[What you need to do] Could the lines from the start of the data through the line with "text_color = '#203A72'" be set down exactly, with no pictures among them?
....
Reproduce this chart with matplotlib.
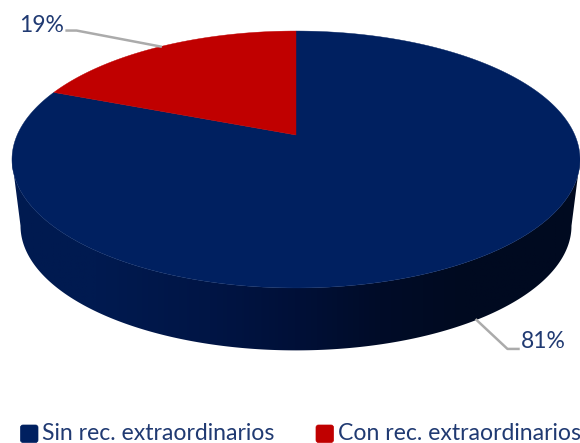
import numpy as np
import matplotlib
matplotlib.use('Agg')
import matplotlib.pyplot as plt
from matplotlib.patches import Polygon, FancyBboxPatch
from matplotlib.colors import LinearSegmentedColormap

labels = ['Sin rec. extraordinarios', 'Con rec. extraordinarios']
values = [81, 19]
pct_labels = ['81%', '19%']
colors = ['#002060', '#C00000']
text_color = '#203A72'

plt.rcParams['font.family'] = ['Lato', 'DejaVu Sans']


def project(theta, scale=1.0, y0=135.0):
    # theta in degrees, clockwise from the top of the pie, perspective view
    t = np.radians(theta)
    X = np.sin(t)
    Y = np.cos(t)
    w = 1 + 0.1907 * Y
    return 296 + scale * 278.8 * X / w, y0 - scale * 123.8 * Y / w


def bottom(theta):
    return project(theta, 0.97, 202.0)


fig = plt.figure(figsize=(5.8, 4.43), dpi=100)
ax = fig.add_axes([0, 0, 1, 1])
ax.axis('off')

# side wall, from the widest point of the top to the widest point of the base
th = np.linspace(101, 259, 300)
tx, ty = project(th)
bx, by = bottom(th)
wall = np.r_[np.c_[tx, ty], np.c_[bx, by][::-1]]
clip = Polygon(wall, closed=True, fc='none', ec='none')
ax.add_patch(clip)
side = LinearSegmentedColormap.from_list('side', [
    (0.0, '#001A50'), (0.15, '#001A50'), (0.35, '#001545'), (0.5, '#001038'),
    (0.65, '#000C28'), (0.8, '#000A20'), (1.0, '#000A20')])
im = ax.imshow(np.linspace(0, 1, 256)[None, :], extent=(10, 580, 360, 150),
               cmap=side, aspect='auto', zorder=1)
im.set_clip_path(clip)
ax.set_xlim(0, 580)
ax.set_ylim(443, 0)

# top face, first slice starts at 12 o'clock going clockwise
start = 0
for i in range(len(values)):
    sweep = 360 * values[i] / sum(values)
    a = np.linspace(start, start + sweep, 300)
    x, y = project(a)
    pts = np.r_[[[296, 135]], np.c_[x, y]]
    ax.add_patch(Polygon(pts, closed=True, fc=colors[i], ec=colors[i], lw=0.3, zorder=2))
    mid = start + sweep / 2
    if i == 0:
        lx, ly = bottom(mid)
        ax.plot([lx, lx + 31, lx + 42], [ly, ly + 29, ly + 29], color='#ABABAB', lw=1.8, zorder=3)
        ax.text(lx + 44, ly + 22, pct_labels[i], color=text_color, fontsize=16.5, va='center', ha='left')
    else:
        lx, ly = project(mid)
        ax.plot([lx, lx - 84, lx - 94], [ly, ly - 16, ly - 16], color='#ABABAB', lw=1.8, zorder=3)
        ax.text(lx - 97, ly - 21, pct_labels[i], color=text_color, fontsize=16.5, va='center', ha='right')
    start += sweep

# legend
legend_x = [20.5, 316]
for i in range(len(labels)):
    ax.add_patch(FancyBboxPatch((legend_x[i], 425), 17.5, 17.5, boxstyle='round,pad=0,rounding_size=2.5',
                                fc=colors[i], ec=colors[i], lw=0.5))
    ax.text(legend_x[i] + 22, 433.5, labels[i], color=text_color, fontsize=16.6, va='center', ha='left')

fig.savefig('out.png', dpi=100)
....
[Result of the exercise]
Reproduce this chart with matplotlib.
import numpy as np
import matplotlib
matplotlib.use('Agg')
import matplotlib.pyplot as plt
from matplotlib.patches import Polygon, FancyBboxPatch
from matplotlib.colors import LinearSegmentedColormap

labels = ['Sin rec. extraordinarios', 'Con rec. extraordinarios']
values = [81, 19]
pct_labels = ['81%', '19%']
colors = ['#002060', '#C00000']
text_color = '#203A72'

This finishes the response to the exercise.